ちなみに、僕も映画をつくったことがあるんです。大学4年生の頃から就職1年目にかけて、8ミリフィルムで甘く切ないロードムービーをつくったんです。友達5人くらいで。今思い出しても恥ずかしいくらいですけど、結局、未完に終わっているので正確にはつくったとは言えません。高円寺と池袋を舞台にして、ある男の子が年上の憧れの女の子に会いに自転車で所沢へ向けて夜通し走っていくという、まるで当時のジム・ジャームッシュとか、明らかにネタバレで、低予算でつくったみたいな映画を撮ったんです。自転車はさっき話した自転車ではなく、ブロンプトンの折りたたみ自転車。主演は大学の後輩の男の子にお願いしました。自転車に乗って所沢まで走っていく。途中、バクダット・カフェみたいな24時間営業のドライブインがあって、ちょっと怪しい女装をした男性がやっている。それが僕の役だったんですけど、もう完全にパクリで、でも才能があると思ってました。「すげえ、俺」って(笑)。

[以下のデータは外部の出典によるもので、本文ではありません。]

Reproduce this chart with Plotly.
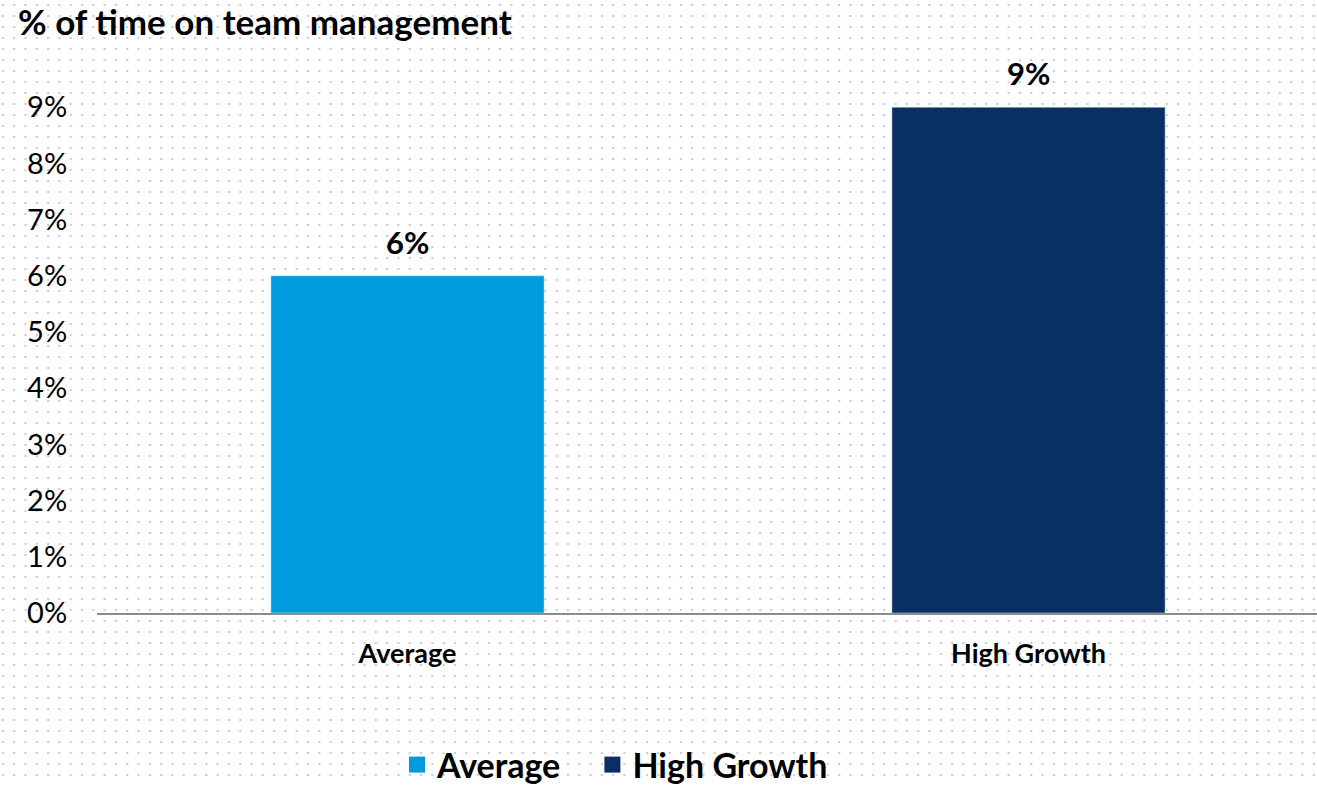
import base64
import plotly.graph_objects as go

categories = ['Average', 'High Growth']
values = [0.06, 0.09]
colors = ['#009ADE', '#0A2F63']
y_ticks = [0, 0.01, 0.02, 0.03, 0.04, 0.05, 0.06, 0.07, 0.08, 0.09]
y_labels = ['0%', '1%', '2%', '3%', '4%', '5%', '6%', '7%', '8%', '9%']

FONT = 'Lato'
W, H = 1317, 785
L, R, T, B = 97, 0, 51, 172

# dotted paper background as an svg pattern
svg = (
    f'<svg xmlns="http://www.w3.org/2000/svg" width="{W}" height="{H}">'
    '<defs><pattern id="d" width="11.3" height="11" patternUnits="userSpaceOnUse">'
    '<rect x="2" y="4" width="2" height="2" fill="#c9c9c9"/></pattern></defs>'
    f'<rect width="{W}" height="{H}" fill="white"/>'
    f'<rect width="{W}" height="{H}" fill="url(#d)"/></svg>'
)
bg = 'data:image/svg+xml;base64,' + base64.b64encode(svg.encode()).decode()

fig = go.Figure()
for cat, val, col in zip(categories, values, colors):
    fig.add_trace(go.Bar(x=[cat], y=[val], marker_color=col, width=0.44,
                         showlegend=False, hoverinfo='skip'))
    fig.add_annotation(x=cat, y=val, text=f'<b>{val:.0%}</b>', showarrow=False,
                       yanchor='bottom', yshift=13, font=dict(family=FONT, size=31, color='black'))
    # legend entry with a bigger square swatch
    fig.add_trace(go.Scatter(x=[None], y=[None], mode='markers',
                             name=f'<b>{cat}</b>&nbsp;&nbsp;&nbsp;',
                             marker=dict(symbol='square', size=16, color=col)))

pw = W - L - R
ph = H - T - B
fig.add_layout_image(source=bg, xref='paper', yref='paper', x=-L / pw, y=1 + T / ph,
                     sizex=W / pw, sizey=H / ph, xanchor='left', yanchor='top',
                     sizing='stretch', layer='below')

fig.update_layout(
    width=W, height=H,
    margin=dict(l=L, r=R, t=T, b=B, autoexpand=False),
    paper_bgcolor='white', plot_bgcolor='rgba(0,0,0,0)',
    font=dict(family=FONT, color='black'),
    title=dict(text='<b>% of time on team management</b>', x=18 / W, xanchor='left',
               y=1 - 23 / H, yanchor='middle', font=dict(family=FONT, size=35, color='black')),
    barmode='overlay',
    showlegend=True,
    legend=dict(orientation='h', x=(397 - L) / pw, xanchor='left', y=-(765 - T - ph) / ph,
                yanchor='middle', font=dict(family=FONT, size=34, color='black'),
                itemwidth=30, bgcolor='rgba(0,0,0,0)', traceorder='normal'),
    xaxis=dict(range=[-0.5, -0.5 + pw / 621], showgrid=False, zeroline=False,
               showline=True, linecolor='#8c8c8c', linewidth=2,
               ticks='outside', ticklen=16, tickcolor='rgba(0,0,0,0)',
               tickvals=categories, ticktext=[f'<b>{c}</b>' for c in categories],
               tickfont=dict(family=FONT, size=27, color='black'), fixedrange=True),
    yaxis=dict(range=[0, 0.1], tickvals=y_ticks, ticktext=y_labels, showgrid=False,
               zeroline=False, showline=False, ticks='outside', ticklen=23,
               tickcolor='rgba(0,0,0,0)', tickfont=dict(family=FONT, size=29, color='black'),
               fixedrange=True),
)

fig.write_html('out.html', config={'displayModeBar': False},
               post_script="document.body.style.margin='0';document.body.style.overflow='hidden';")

当時の池袋はセゾン文化の香りが漂うまちで、国道16号の雰囲気がいいなと思って、ロケは池袋や高円寺、多摩湖、所沢などで行いました。寝ないでつくりましたが結局、完成できなかった。10万円くらいしたソニー製の編集の機材も買ったのに。でも途中で情熱が薄れたんでしょうね、僕の。就職して忙しくなったというのもありました。日曜に1日かけて撮って、月曜の朝から編集部で働いて、みたいなことをやっていました。頑張って脚本も書いたんですよ。ショートムービーなので、実際のロケは3日か4日ぐらいで撮り終えましたが、その後の編集作業のときにテンションが落ちていったのかどうか。よく覚えていないんですよ。フィルムも見当たらないし。結構いろいろ考えたんです。釣り糸でトマトをぶら下げて、高円寺の路地をトマトがバーっと飛んでいくとか、SFみたいに(笑)。何を考えてたんでしょうね、あの当時の僕は。緑色の世界にするためにチェックペンの緑色のシートを8ミリのレンズの前に貼り付けてみたり。多分、自分は何でもできると信じて疑わなかった時代なんだろうな。「俺もジャームシュになれるかも」みたいな。でも、もしフィルムが見つかったとしても、もう編集しようとは思わないでしょうね。恥ずかしくて再生さえしないんじゃないかな。あのとき一緒につくってくれた皆さんにはご迷惑をおかけしました。若気の至りということでお許しいただきたいです。